**Exercise:**
Only lines holding the string "image" are wanted; copy each one from the material.

**Dataset content:**

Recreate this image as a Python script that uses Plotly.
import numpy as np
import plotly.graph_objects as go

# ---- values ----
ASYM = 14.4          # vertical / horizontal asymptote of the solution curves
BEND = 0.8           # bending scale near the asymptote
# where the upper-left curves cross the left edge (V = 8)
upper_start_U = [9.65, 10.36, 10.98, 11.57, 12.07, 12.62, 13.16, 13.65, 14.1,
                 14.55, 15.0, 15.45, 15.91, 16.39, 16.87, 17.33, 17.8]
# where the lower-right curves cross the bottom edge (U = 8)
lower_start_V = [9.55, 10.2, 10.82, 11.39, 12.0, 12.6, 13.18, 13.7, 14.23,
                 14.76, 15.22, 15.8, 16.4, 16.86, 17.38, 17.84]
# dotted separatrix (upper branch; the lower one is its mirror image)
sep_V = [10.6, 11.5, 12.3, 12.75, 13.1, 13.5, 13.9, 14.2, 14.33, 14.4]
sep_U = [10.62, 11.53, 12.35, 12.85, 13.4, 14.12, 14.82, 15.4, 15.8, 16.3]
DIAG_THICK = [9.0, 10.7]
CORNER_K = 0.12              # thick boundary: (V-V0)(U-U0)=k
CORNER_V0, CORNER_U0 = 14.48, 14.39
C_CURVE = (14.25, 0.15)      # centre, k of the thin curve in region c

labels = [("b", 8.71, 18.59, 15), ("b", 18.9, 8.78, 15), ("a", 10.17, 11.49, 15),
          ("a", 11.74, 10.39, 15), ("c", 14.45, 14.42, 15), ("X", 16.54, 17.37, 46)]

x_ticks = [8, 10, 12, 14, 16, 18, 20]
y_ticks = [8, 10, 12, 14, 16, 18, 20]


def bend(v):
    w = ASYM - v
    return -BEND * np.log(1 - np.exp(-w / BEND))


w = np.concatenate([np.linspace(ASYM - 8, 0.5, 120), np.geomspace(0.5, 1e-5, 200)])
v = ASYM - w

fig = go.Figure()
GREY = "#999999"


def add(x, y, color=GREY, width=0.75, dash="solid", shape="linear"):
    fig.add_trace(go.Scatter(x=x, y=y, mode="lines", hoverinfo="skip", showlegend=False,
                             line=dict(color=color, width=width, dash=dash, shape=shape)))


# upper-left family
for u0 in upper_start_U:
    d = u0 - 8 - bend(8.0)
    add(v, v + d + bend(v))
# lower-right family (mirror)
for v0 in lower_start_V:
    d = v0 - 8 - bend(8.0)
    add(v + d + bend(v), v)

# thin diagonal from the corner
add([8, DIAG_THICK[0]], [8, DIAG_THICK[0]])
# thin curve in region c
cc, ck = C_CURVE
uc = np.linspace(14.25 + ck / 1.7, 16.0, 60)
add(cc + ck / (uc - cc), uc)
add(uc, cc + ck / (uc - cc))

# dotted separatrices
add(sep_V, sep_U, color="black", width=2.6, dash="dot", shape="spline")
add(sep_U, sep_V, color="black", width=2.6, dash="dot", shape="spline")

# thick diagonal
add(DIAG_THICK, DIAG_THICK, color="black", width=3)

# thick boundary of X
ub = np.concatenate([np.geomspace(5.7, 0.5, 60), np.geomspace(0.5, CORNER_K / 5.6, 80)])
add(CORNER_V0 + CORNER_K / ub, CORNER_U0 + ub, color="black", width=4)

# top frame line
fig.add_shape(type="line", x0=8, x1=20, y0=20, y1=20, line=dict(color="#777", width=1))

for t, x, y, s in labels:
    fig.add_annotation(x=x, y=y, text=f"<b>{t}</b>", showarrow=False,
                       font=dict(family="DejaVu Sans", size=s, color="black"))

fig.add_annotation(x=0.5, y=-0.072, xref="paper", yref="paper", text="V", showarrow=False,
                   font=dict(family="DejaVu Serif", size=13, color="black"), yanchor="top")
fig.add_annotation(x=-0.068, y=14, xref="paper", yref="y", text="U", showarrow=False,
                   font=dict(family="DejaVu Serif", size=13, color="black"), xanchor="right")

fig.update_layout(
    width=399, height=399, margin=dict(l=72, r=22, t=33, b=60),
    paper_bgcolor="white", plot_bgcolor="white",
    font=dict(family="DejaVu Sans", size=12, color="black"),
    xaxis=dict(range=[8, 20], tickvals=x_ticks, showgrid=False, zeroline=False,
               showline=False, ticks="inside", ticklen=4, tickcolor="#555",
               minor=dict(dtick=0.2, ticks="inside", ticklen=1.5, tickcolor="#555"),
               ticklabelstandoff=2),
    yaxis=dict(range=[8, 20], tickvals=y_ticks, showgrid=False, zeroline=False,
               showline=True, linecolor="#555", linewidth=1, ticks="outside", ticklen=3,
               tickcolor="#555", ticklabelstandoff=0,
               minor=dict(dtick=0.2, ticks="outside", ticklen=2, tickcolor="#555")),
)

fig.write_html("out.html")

**Expected output:**
Recreate this image as a Python script that uses Plotly.
# dotted separatrix (upper branch; the lower one is its mirror image)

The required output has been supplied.